O mundo está cansado desta crise
"Este é um Governo que trabalha através de terror conta civis e aliciando e cooptando figuras da oposição. É muito difícil para as pessoas que se opõem ao Governo permanecerem na oposição, porque isso implica que terão de recusar uma nomeação ou ordem do Governo", explicou Pinaud. A única alternativa para eles é voltarem ao mato para uma vida muito incerta, acrescentou a especialista.
A comunidade internacional não parece estar muito interessada no que se passa no Sudão do Sul. "Penso que é uma questão de cansaço", diz o analista Atta-Asamoah, que salienta que outras crises na região, como a Etiópia, chamam a atenção do mundo.
O papel do Uganda
Clemente Pinaud tem uma opinião diferente sobre a dinâmica regional e internacional em curso no país: "Francamente, sem o Uganda este regime no Sudão do Sul deixaria de existir". O Presidente do Uganda, Yoweri Museveni, é apoiado pelos Estados Unidos da América por causa do seu papel na luta contra o terrorismo na região. O Uganda, que é um Estado cliente dos Estados Unidos, tem o seu próprio Estado cliente no Sudão do Sul, "embora o Uganda esteja a transformar-se cada vez mais numa ditadura militar e esteja a apoiar um regime genocida no Sudão do Sul".
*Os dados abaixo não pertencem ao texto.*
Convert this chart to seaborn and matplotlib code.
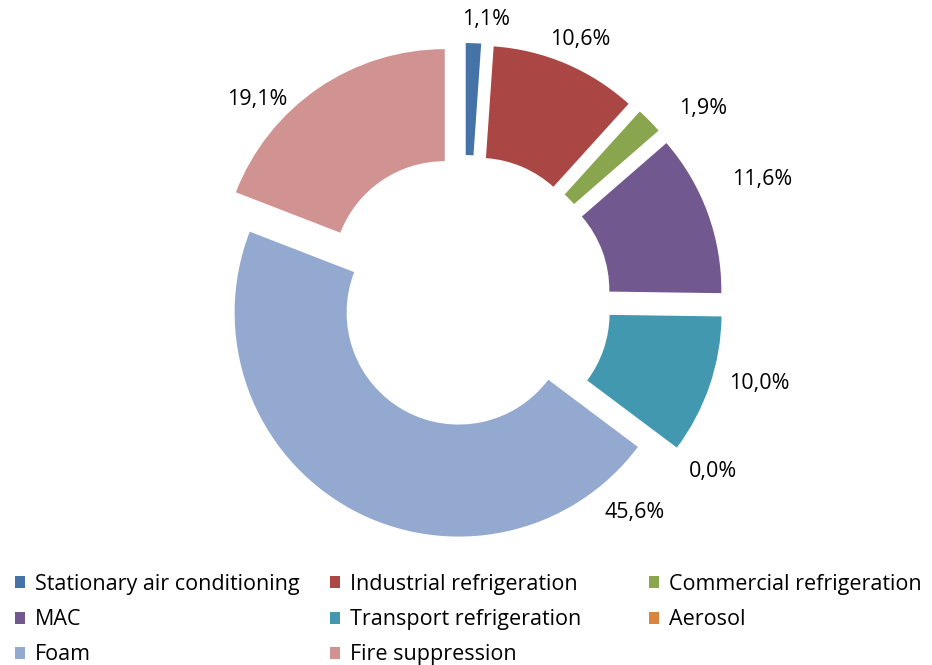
import numpy as np
import seaborn as sns
from matplotlib import pyplot as plt
from matplotlib.patches import Patch

categories = ["Stationary air conditioning", "Industrial refrigeration", "Commercial refrigeration",
              "MAC", "Transport refrigeration", "Aerosol", "Foam", "Fire suppression"]
shares = [1.1, 10.6, 1.9, 11.6, 10.0, 0.0, 45.6, 19.1]
colors = ["#4572A7", "#AA4643", "#89A54E", "#71588F", "#4198AF", "#DB843D", "#93A9CF", "#D19392"]

# how far each slice is pulled out (fraction of radius)
explode = [0.156, 0.156, 0.156, 0.156, 0.156, 0.156, 0.054, 0.156]

# label anchors, in units of the outer radius from the pie centre
label_pos = [(0.096, 1.268), (0.516, 1.179), (1.065, 0.871), (1.328, 0.554),
             (1.315, -0.353), (1.109, -0.750), (0.761, -0.929), (-0.926, 0.915)]

sns.set_theme(style="white")
plt.rcParams['font.family'] = ['Open Sans', 'DejaVu Sans']
plt.rcParams['text.color'] = 'black'

W, H = 932, 665
R = 224.0          # outer radius in pixels
cx, cy = 464.5, 302.0

fig = plt.figure(figsize=(W / 100, H / 100), dpi=100)
ax = fig.add_axes([0, 0, 1, 1])

wedges, _ = ax.pie(shares, colors=colors, startangle=90, counterclock=False,
                   explode=explode, radius=1,
                   wedgeprops=dict(width=0.5, linewidth=0, edgecolor="none"))

for (lx, ly), v in zip(label_pos, shares):
    ax.text(lx, ly - 7.5 / R, f"{v:.1f}%".replace(".", ","), ha="center", va="baseline",
            fontsize=15.5, color="black")

ax.set_xlim(-cx / R, (W - cx) / R)
ax.set_ylim(-(H - cy) / R, cy / R)
ax.set_aspect("equal")
ax.axis("off")

# legend: three equal-width columns, filled row by row like the original
col_x = [15, 330, 649]
for c in range(3):
    idx = list(range(c, len(categories), 3))
    handles = [Patch(facecolor=colors[i], edgecolor="none") for i in idx]
    labels = [categories[i] for i in idx]
    leg = fig.legend(handles, labels, loc="upper left",
                     bbox_to_anchor=(col_x[c] / W, 1 - 574 / H),
                     frameon=False, fontsize=15.5, borderpad=0, borderaxespad=0,
                     handlelength=0.48, handleheight=0.48, handletextpad=0.45,
                     labelspacing=0.66)

fig.savefig("out.png", dpi=100)
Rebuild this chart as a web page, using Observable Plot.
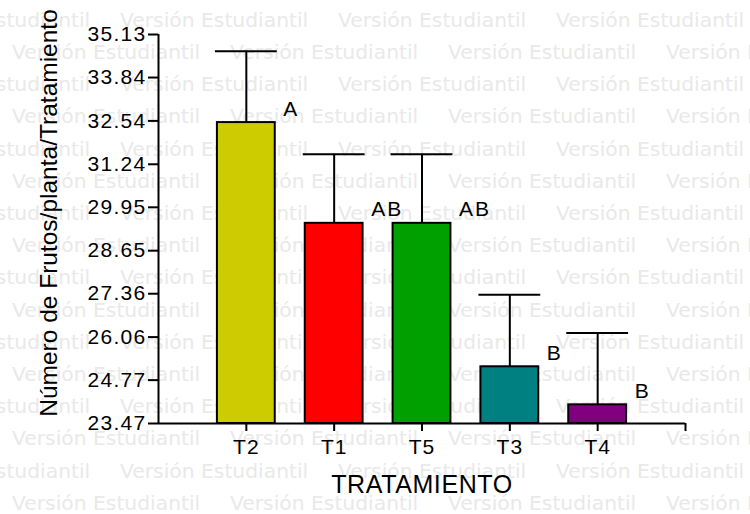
<!DOCTYPE html>
<html>
<head>
<meta charset="utf-8">
<script src="https://cdn.jsdelivr.net/npm/d3@7"></script>
<script src="https://cdn.jsdelivr.net/npm/@observablehq/plot@0.6"></script>
<style>
  html, body { margin: 0; padding: 0; background: #ffffff; }
  #wrap { position: relative; width: 750px; height: 514px; overflow: hidden; }
  #wm, #chart { position: absolute; left: 0; top: 0; }
  #chart svg { background: transparent; }
  [aria-label="y-axis tick label"] text { letter-spacing: 1.3px; }
  [aria-label="x-axis tick label"] text { letter-spacing: 1px; }
  .letters text { letter-spacing: 2px; }
  .xtitle text { letter-spacing: 0.6px; }
</style>
</head>
<body>
<div id="wrap">
  <svg id="wm" width="750" height="514"></svg>
  <div id="chart"></div>
</div>
<script>
// ---- data ----
const categories = ["T2", "T1", "T5", "T3", "T4"];
const means      = [32.49, 29.47, 29.47, 25.17, 24.03];
const errors     = [2.14, 2.07, 2.07, 2.16, 2.15];
const letters    = ["A", "AB", "AB", "B", "B"];
const colors     = ["#cccc00", "#ff0000", "#00a000", "#008080", "#800080"];
const yTicks     = [23.47, 24.77, 26.06, 27.36, 28.65, 29.95, 31.24, 32.54, 33.84, 35.13];
const yTickLabels = ["23.47", "24.77", "26.06", "27.36", "28.65", "29.95", "31.24", "32.54", "33.84", "35.13"];
const yTitle = "Número de Frutos/planta/Tratamiento";
const xTitle = "TRATAMIENTO";
const watermark = "Versión Estudiantil";

const yMin = yTicks[0], yMax = yTicks[yTicks.length - 1];
const data = categories.map((c, i) => ({
  cat: c, pos: i + 1, mean: means[i], err: errors[i], letter: letters[i], color: colors[i]
}));

// ---- watermark (decorative background) ----
const wm = d3.select("#wm");
for (let k = 0; k < 16; k++) {
  const y = 26.8 + 32.2 * k;
  const start = (k % 2 === 0) ? -98 : 12;
  for (let x = start; x < 750; x += 218) {
    wm.append("text")
      .attr("x", x).attr("y", y)
      .attr("font-family", "'DejaVu Sans', sans-serif")
      .attr("font-size", 20.3)
      .attr("fill", "#e9e9e9")
      .text(watermark);
  }
}

// ---- chart ----
const chart = Plot.plot({
  width: 750,
  height: 514,
  marginLeft: 158,
  marginRight: 65,
  marginTop: 34,
  marginBottom: 91,
  style: { fontFamily: "'Liberation Sans', Arial, sans-serif", background: "transparent", color: "#000" },
  x: { domain: [0, 6], axis: null },
  y: { domain: [yMin, yMax], axis: null },
  marks: [
    Plot.rectY(data, {
      x1: d => d.pos - 0.5, x2: d => d.pos + 0.5,
      y1: () => yMin, y2: "mean",
      fill: "color", stroke: "#000", strokeWidth: 2,
      insetLeft: 15, insetRight: 15
    }),
    Plot.ruleX(data, { x: "pos", y1: "mean", y2: d => d.mean + d.err, stroke: "#000", strokeWidth: 2 }),
    Plot.ruleY(data, {
      y: d => d.mean + d.err, x1: d => d.pos - 0.5, x2: d => d.pos + 0.5,
      insetLeft: 13, insetRight: 13, stroke: "#000", strokeWidth: 2
    }),
    Plot.ruleX([0], { stroke: "#000", strokeWidth: 2 }),
    Plot.ruleY([yMin], { stroke: "#000", strokeWidth: 2 }),
    Plot.axisY({
      ticks: yTicks, tickFormat: (d, i) => yTickLabels[i],
      tickSize: 10, tickPadding: 2, fontSize: 21, strokeWidth: 2, label: null
    }),
    Plot.axisX({
      ticks: [1, 2, 3, 4, 5, 6], tickFormat: d => categories[d - 1] ?? "",
      tickSize: 8, tickPadding: 8, fontSize: 21, strokeWidth: 2, label: null
    }),
    Plot.text(data, {
      x: "pos", y: "mean", text: "letter",
      dx: 37, dy: -7, textAnchor: "start", lineAnchor: "bottom",
      fontSize: 21, fill: "#000", className: "letters"
    }),
    Plot.text([yTitle], {
      text: d => d, frameAnchor: "left", textAnchor: "middle", rotate: -90,
      dx: -102, dy: -16, lineAnchor: "bottom", fontSize: 24.5, fill: "#000"
    }),
    Plot.text([xTitle], {
      text: d => d, frameAnchor: "bottom", textAnchor: "middle",
      dy: 69, lineAnchor: "bottom", fontSize: 25, fill: "#000", className: "xtitle"
    })
  ]
});
document.getElementById("chart").appendChild(chart);
</script>
</body>
</html>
O Uganda não é o único a tirar partido da situação terrível no Sudão do Sul: "Muitos países da região estão a tratar o Sudão do Sul como o seu próprio quintal e a instrumentalizá-lo para, indiretamente, avançarem os seus próprios interesses na região", explica Pinaud. Nestas circunstâncias, é difícil criar uma frente unida para impor uma responsabilização por crimes cometidos contra a humanidade.
Atta-Asamoah não quer perder a esperança. O analista posiciona-se "algures entre o otimismo e o pessimismo" no que diz respeito às perspetivas do país. A pressão externa é importante, admitiu ele. Mas, no final de contas, "o ónus recai sobre os responsáveis no Sudão do Sul. São eles que têm que garantir e trabalhar no sentido de aumentar o progresso", disse o analista.